Proteolytic maturation of replicase polyprotein pp1a by the nsp4 main proteinase is essential for equine arteritis virus replication and includes internal cleavage of nsp7

Abstract

The positive-stranded RNA genome of the arterivirus Equine arteritis virus (order Nidovirales) encodes the partially overlapping replicase polyproteins pp1a (1727 aa) and pp1ab (3175 aa). Previously, three viral proteinases were reported to cleave these large polyproteins into 12 non-structural proteins (nsps). The chymotrypsin-like viral main proteinase residing in nsp4 is responsible for eight of these cleavages. Processing of the C-terminal half of pp1a (the nsp3–8 region) was postulated to occur following either of two alternative proteolytic pathways (the ‘major’ and ‘minor’ pathways).

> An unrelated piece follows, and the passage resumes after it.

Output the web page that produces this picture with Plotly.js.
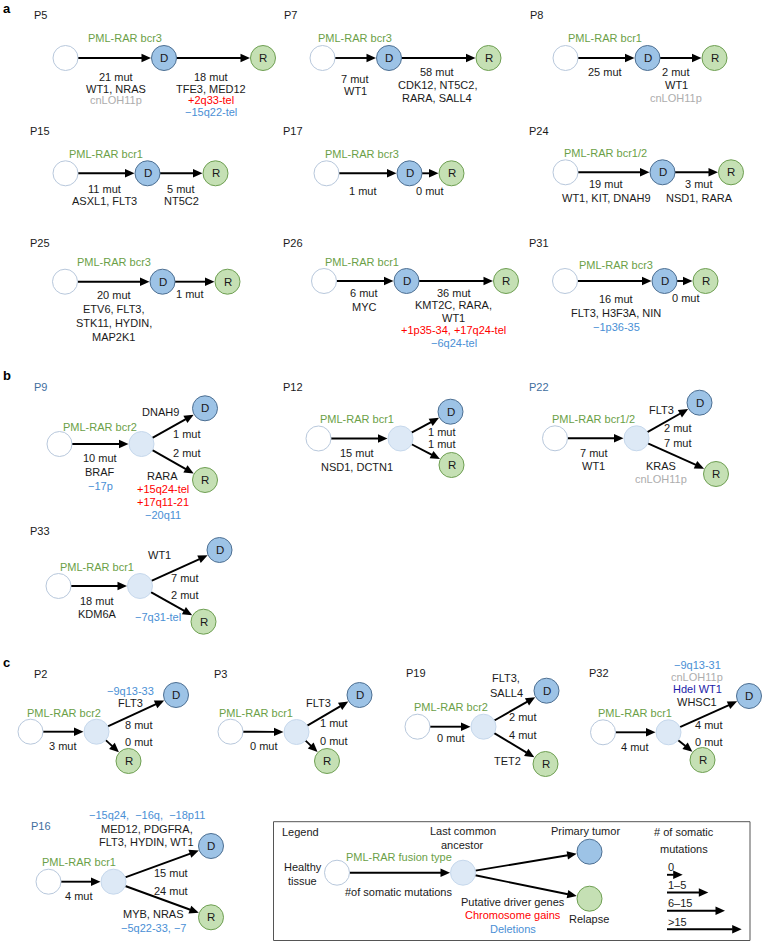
<!DOCTYPE html>
<html><head><meta charset="utf-8">
<script src="https://cdn.plot.ly/plotly-3.0.1.min.js"></script>
<style>html,body{margin:0;padding:0;background:#fff}#chart{width:762px;height:942px}</style>
</head><body><div id="chart"></div>
<script>
// ---------------- DATA ----------------
// Panel a: linear evolution (healthy -> D -> R)
const linPatients = ['P5','P7','P8','P15','P17','P24','P25','P26','P31'];
const linFusion   = ['bcr3','bcr3','bcr1','bcr1','bcr3','bcr1/2','bcr3','bcr1','bcr3'];
const linMutD     = [21, 7, 25, 11, 1, 19, 20, 6, 16];
const linMutR     = [18, 58, 2, 5, 0, 3, 1, 36, 0];
const linGenesD   = [['WT1, NRAS'],['WT1'],[],['ASXL1, FLT3'],[],['WT1, KIT, DNAH9'],['ETV6, FLT3,','STK11, HYDIN,','MAP2K1'],['MYC'],['FLT3, H3F3A, NIN']];
const linLohD     = [['cnLOH11p'],[],[],[],[],[],[],[],[]];
const linDelsD    = [[],[],[],[],[],[],[],[],['\u22121p36-35']];
const linGenesR   = [['TFE3, MED12'],['CDK12, NT5C2,','RARA, SALL4'],['WT1'],['NT5C2'],[],['NSD1, RARA'],[],['KMT2C, RARA,','WT1'],[]];
const linLohR     = [[],[],['cnLOH11p'],[],[],[],[],[],[]];
const linGainsR   = [['+2q33-tel'],[],[],[],[],[],[],['+1p35-34, +17q24-tel'],[]];
const linDelsR    = [['\u221215q22-tel'],[],[],[],[],[],[],['\u22126q24-tel'],[]];

// Panels b & c: branching evolution (healthy -> last common ancestor -> D / R)
const brPatients = ['P9','P12','P22','P33','P2','P3','P19','P32','P16'];
const brFusion   = ['bcr2','bcr1','bcr1/2','bcr1','bcr2','bcr1','bcr2','bcr1','bcr1'];
const brMutL     = [10, 15, 7, 18, 3, 0, 0, 4, 4];
const brMutD     = [1, 1, 2, 7, 8, 1, 2, 4, 15];
const brMutR     = [2, 1, 7, 2, 0, 0, 4, 0, 24];
const brGenesL   = [['BRAF'],['NSD1, DCTN1'],['WT1'],['KDM6A'],[],[],[],[],[]];
const brDelsL    = [['\u221217p'],[],[],[],[],[],[],[],[]];
const brGenesD   = [['DNAH9'],[],['FLT3'],['WT1'],['FLT3'],['FLT3'],['FLT3,','SALL4'],['WHSC1'],['MED12, PDGFRA,','FLT3, HYDIN, WT1']];
const brDelsD    = [[],[],[],[],['\u22129q13-33'],[],[],['\u22129q13-31'],['\u221215q24,\u00a0 \u221216q,\u00a0 \u221218p11']];
const brLohD     = [[],[],[],[],[],[],[],['cnLOH11p'],[]];
const brHdelD    = [[],[],[],[],[],[],[],['Hdel WT1'],[]];
const brGenesR   = [['RARA'],[],['KRAS'],[],[],[],['TET2'],[],['MYB, NRAS']];
const brLohR     = [[],[],['cnLOH11p'],[],[],[],[],[],[]];
const brGainsR   = [['+15q24-tel','+17q11-21'],[],[],[],[],[],[],[],[]];
const brDelsR    = [['\u221220q11'],[],[],['\u22127q31-tel'],[],[],[],[],['\u22125q22-33, \u22127']];
const highlighted = ['P9','P22','P16'];

const panelLetters = ['a','b','c'];
const binLabels = ['0','1\u20135','6\u201315','>15'];

// ---------------- LAYOUT GEOMETRY (pixel space) ----------------
const geoA = [
 {lab:[40,15],   fus:[125,38],    H:[65.5,58],   D:[164,58],    R:[263,58],    bD:[116,77,11.5],  bR:[211,77,11.5]},
 {lab:[290,15],  fus:[355,38],    H:[322.5,58],  D:[389,58],    R:[488.5,58],  bD:[355,79,12],    bR:[437,71.5,13.3]},
 {lab:[536,15],  fus:[604.5,38],  H:[565.5,58],  D:[647.5,58],  R:[714.5,58],  bD:[605,72,13],    bR:[676,72,13]},
 {lab:[40,130.7],fus:[106,154.3], H:[65.5,173.3],D:[147.5,173.3],R:[215.5,173.3],bD:[104,189,11.7], bR:[181,189,11.7]},
 {lab:[293,130.7],fus:[362,154.3],H:[326.5,173.3],D:[409.5,173.3],R:[451.5,173.3],bD:[363,191,12], bR:[430,191,12]},
 {lab:[539,131], fus:[605.5,153.3],H:[565.5,172.3],D:[662.5,172.3],R:[731,172.3],bD:[606,184,14.3], bR:[699,184,14.3]},
 {lab:[40,243.3],fus:[113.5,261.7],H:[65,281.7], D:[162.5,281.7],R:[227.5,281.7],bD:[113.5,295,14.1],bR:[190,294.3,14]},
 {lab:[293,243.3],fus:[362,261.7],H:[324,281],   D:[406.5,281], R:[506,281],   bD:[364,293.3,13.4],bR:[453.5,292.7,12.5]},
 {lab:[539,242.7],fus:[616,265],  H:[565,281],   D:[664.5,281], R:[705.5,281], bD:[616,299.3,13.8],bR:[686,298.3,13]}
];
const geoB = [
 {lab:[40,386.7], fus:[99.5,426.7], H:[59.5,444], L:[141.5,444], D:[205,408.3], R:[205,480], bL:[100,458.3,13.7], mD:[187,434], bD:[160,411.7,13], mR:[187,453.3], bR:[162.5,476,13]},
 {lab:[293,386.7],fus:[356.5,419],  H:[318.5,438.5],L:[400.5,438.5],D:[450.5,411.7],R:[451.5,465],bL:[357,453.3,13.4],mD:[442,431.7], bD:[442,411,13], mR:[442,444], bR:[442,470,13]},
 {lab:[539,386.7],fus:[593,419],    H:[555,438.3], L:[636.5,438.3],D:[699.5,402.7],R:[716,474], bL:[593.5,452.7,13.3],mD:[677.5,428.3],bD:[661.5,410,13], mR:[677.5,443.3],bR:[661,465.7,13.3]},
 {lab:[40,530.7], fus:[97,567.3],   H:[58.5,586],  L:[140,586],   D:[219.5,550], R:[203.5,621.7],bL:[97,600.7,13.3],mD:[185,578.3], bD:[159,555,13],   mR:[185,595],  bR:[158,617.3,13]},
 {lab:[40,674],   fus:[63.5,712.7], H:[30.5,731.7],L:[96.5,731.7],D:[176,695],   R:[128.5,761],bL:[63,746,13],    mD:[139,725],   bD:[130,690.7,12.6],mR:[139,741.7],bR:[130,770,13]},
 {lab:[220,674],  fus:[255.5,712.7],H:[230.5,731.7],L:[296.5,732],D:[359.5,695], R:[327,761],  bL:[263.5,746,13], mD:[333.5,723.3],bD:[318.5,703.3,13],mR:[333.5,740.7],bR:[330,770,13]},
 {lab:[416,673.3],fus:[451,706.7],  H:[417.5,726.7],L:[483.5,726.7],D:[546.5,690.7],R:[545.5,764],bL:[450.5,738.3,13],mD:[522.5,716.7],bD:[506,678.3,15],mR:[522.5,735],bR:[507.5,760.7,13]},
 {lab:[599,673.3],fus:[635,712.7],  H:[603,732.3], L:[668.5,732.3],D:[749,696],  R:[702.5,760],bL:[635,746.7,13], mD:[709,725],   bD:[697,665,12.2], mR:[709,741.7],bR:[700,770,13]},
 {lab:[40.5,825.7],fus:[78.5,862.3],H:[48.5,881.7],L:[113.5,881.7],D:[211,846],  R:[211,917.3],bL:[78.5,896,13], mD:[170.5,872.7],bD:[146.5,815,13.6],mR:[170.5,891],bR:[153,914,13.7]}
];
const letterPos = [[1,8],[1,375],[1,662]];

// ---------------- STYLE ----------------
const FONT = 'Liberation Sans, Arial, Helvetica, sans-serif';
const TXT='#1a1a1a', GREEN='#6b9f47', BLUE='#4a8fd5', RED='#ff0000', GREY='#adadad', HDEL='#1c1ca8', PBLUE='#3f6e9e';
const NODE = {
  H:{fill:'#ffffff', line:'#b8c8dc'},
  L:{fill:'#dde9f6', line:'#c6d8ec'},
  D:{fill:'#9dc3e6', line:'#4d6f92'},
  R:{fill:'#c5e0b4', line:'#6e9f52'}
};
const RAD = 12.5, FS = 11;

const ann = [], shapes = [];
function txt(x, y, t, color, opt) {
  opt = opt || {};
  ann.push({x:x, y:y, xref:'x', yref:'y', text:t, showarrow:false,
    xanchor:opt.anchor || 'center', yanchor:'middle',
    font:{family:FONT, size:opt.size || FS, color:color || TXT}});
}
function block(pos, lines) {
  if (!pos || !lines.length) return;
  lines.forEach((l, i) => txt(pos[0], pos[1] + i * (pos[2] || 13), l[0], l[1]));
}
function node(p, kind, label) {
  shapes.push({type:'circle', xref:'x', yref:'y', x0:p[0]-RAD, x1:p[0]+RAD, y0:p[1]-RAD, y1:p[1]+RAD,
    fillcolor:NODE[kind].fill, line:{color:NODE[kind].line, width:1}, layer:'above'});
  if (label) txt(p[0], p[1], label, TXT, {size:11.5});
}
function arrowRaw(x0, y0, x1, y1) {
  const dx = x1 - x0, dy = y1 - y0, len = Math.hypot(dx, dy);
  const ux = dx / len, uy = dy / len, px = -uy, py = ux;
  const HL = 9.5, HW = 4.2;
  const bx = x1 - ux * HL, by = y1 - uy * HL;
  shapes.push({type:'line', xref:'x', yref:'y', x0:x0, y0:y0, x1:bx + ux*0.5, y1:by + uy*0.5,
    line:{color:'#000', width:1.9}});
  shapes.push({type:'path', xref:'x', yref:'y',
    path:`M${x1},${y1} L${bx+px*HW},${by+py*HW} L${bx-px*HW},${by-py*HW} Z`,
    fillcolor:'#000', line:{width:0}});
}
function arrow(a, b) {
  const dx = b[0]-a[0], dy = b[1]-a[1], len = Math.hypot(dx, dy);
  const ux = dx/len, uy = dy/len;
  arrowRaw(a[0]+ux*RAD, a[1]+uy*RAD, b[0]-ux*(RAD+0.5), b[1]-uy*(RAD+0.5));
}
const col = (arr, c) => arr.map(t => [t, c]);

// panel letters
panelLetters.forEach((l, i) => txt(letterPos[i][0], letterPos[i][1], '<b>' + l + '</b>', '#000', {anchor:'left', size:13}));

// panel a
linPatients.forEach((p, i) => {
  const g = geoA[i];
  txt(g.lab[0], g.lab[1], p, highlighted.includes(p) ? PBLUE : TXT);
  txt(g.fus[0], g.fus[1], 'PML-RAR ' + linFusion[i], GREEN);
  arrow(g.H, g.D); arrow(g.D, g.R);
  node(g.H, 'H'); node(g.D, 'D', 'D'); node(g.R, 'R', 'R');
  block(g.bD, [[linMutD[i] + ' mut', TXT]].concat(col(linGenesD[i], TXT), col(linLohD[i], GREY), col(linDelsD[i], BLUE)));
  block(g.bR, [[linMutR[i] + ' mut', TXT]].concat(col(linGenesR[i], TXT), col(linLohR[i], GREY), col(linGainsR[i], RED), col(linDelsR[i], BLUE)));
});

// panels b, c
brPatients.forEach((p, i) => {
  const g = geoB[i];
  txt(g.lab[0], g.lab[1], p, highlighted.includes(p) ? PBLUE : TXT);
  txt(g.fus[0], g.fus[1], 'PML-RAR ' + brFusion[i], GREEN);
  arrow(g.H, g.L); arrow(g.L, g.D); arrow(g.L, g.R);
  node(g.H, 'H'); node(g.L, 'L'); node(g.D, 'D', 'D'); node(g.R, 'R', 'R');
  block(g.bL, [[brMutL[i] + ' mut', TXT]].concat(col(brGenesL[i], TXT), col(brDelsL[i], BLUE)));
  txt(g.mD[0], g.mD[1], brMutD[i] + ' mut', TXT);
  txt(g.mR[0], g.mR[1], brMutR[i] + ' mut', TXT);
  block(g.bD, [].concat(col(brDelsD[i], BLUE), col(brLohD[i], GREY), col(brHdelD[i], HDEL), col(brGenesD[i], TXT)));
  block(g.bR, [].concat(col(brGenesR[i], TXT), col(brLohR[i], GREY), col(brGainsR[i], RED), col(brDelsR[i], BLUE)));
});

// legend
shapes.push({type:'rect', xref:'x', yref:'y', x0:273.5, x1:750, y0:821.7, y1:940.5, line:{color:'#555', width:1}});
txt(300.5, 832.3, 'Legend');
txt(302.5, 866.7, 'Healthy'); txt(302, 880.7, 'tissue');
const lgH = [337, 872.7], lgL = [463, 872.7], lgD = [589.5, 851.7], lgR = [589.5, 898.7];
arrow(lgH, lgL); arrow(lgL, lgD); arrow(lgL, lgR);
node(lgH, 'H'); node(lgL, 'L'); node(lgD, 'D'); node(lgR, 'R');
txt(398.5, 856.7, 'PML-RAR fusion type', GREEN);
txt(398.5, 892.3, '#of somatic mutations');
txt(462.5, 831, 'Last common'); txt(462, 845, 'ancestor');
txt(585.5, 830.7, 'Primary tumor');
txt(589, 919, 'Relapse');
txt(513, 901.7, 'Putative driver genes'); txt(513, 915, 'Chromosome gains', RED); txt(513, 929, 'Deletions', BLUE);
txt(683.5, 832.3, '# of somatic'); txt(683.5, 849.3, 'mutations');
const binArrowEnd = [682.7, 708.3, 725, 741.7];
const binY = [867.3, 885, 903.3, 921.7];
binLabels.forEach((b, i) => {
  txt(666, binY[i], b, TXT, {anchor:'left'});
  arrowRaw(667, binY[i] + 7.5, binArrowEnd[i], binY[i] + 7.5);
});

Plotly.newPlot('chart', [{x:[], y:[], type:'scatter', mode:'markers', hoverinfo:'skip'}], {
  width:762, height:942, margin:{l:0, r:0, t:0, b:0},
  paper_bgcolor:'#fff', plot_bgcolor:'#fff', showlegend:false,
  xaxis:{range:[0,762], visible:false, fixedrange:true},
  yaxis:{range:[942,0], visible:false, fixedrange:true},
  shapes:shapes, annotations:ann
}, {staticPlot:true, displayModeBar:false});
</script>
</body></html>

Here, the importance of these two pathways was investigated by using a reverse-genetics system and inactivating each of the cleavage sites by site-directed mutagenesis. For all of these pp1a cleavage sites, mutations that prevented cleavage by the nsp4 proteinase were found to block or severely inhibit EAV RNA synthesis. Furthermore, our studies identified a novel nsp4 cleavage site (Glu-1575/Ala-1576) that is located within nsp7 and is conserved in arteriviruses. The N-terminal nsp7 fragment (nsp7α) derived from this cleavage was detected in lysates of both EAV-infected cells and cells transiently expressing pp1a. Mutagenesis of the novel cleavage site in the context of an EAV full-length cDNA clone proved to be lethal, underlining the fact that the highly regulated, nsp4-mediated processing of the C-terminal half of pp1a is a crucial event in the arterivirus life cycle.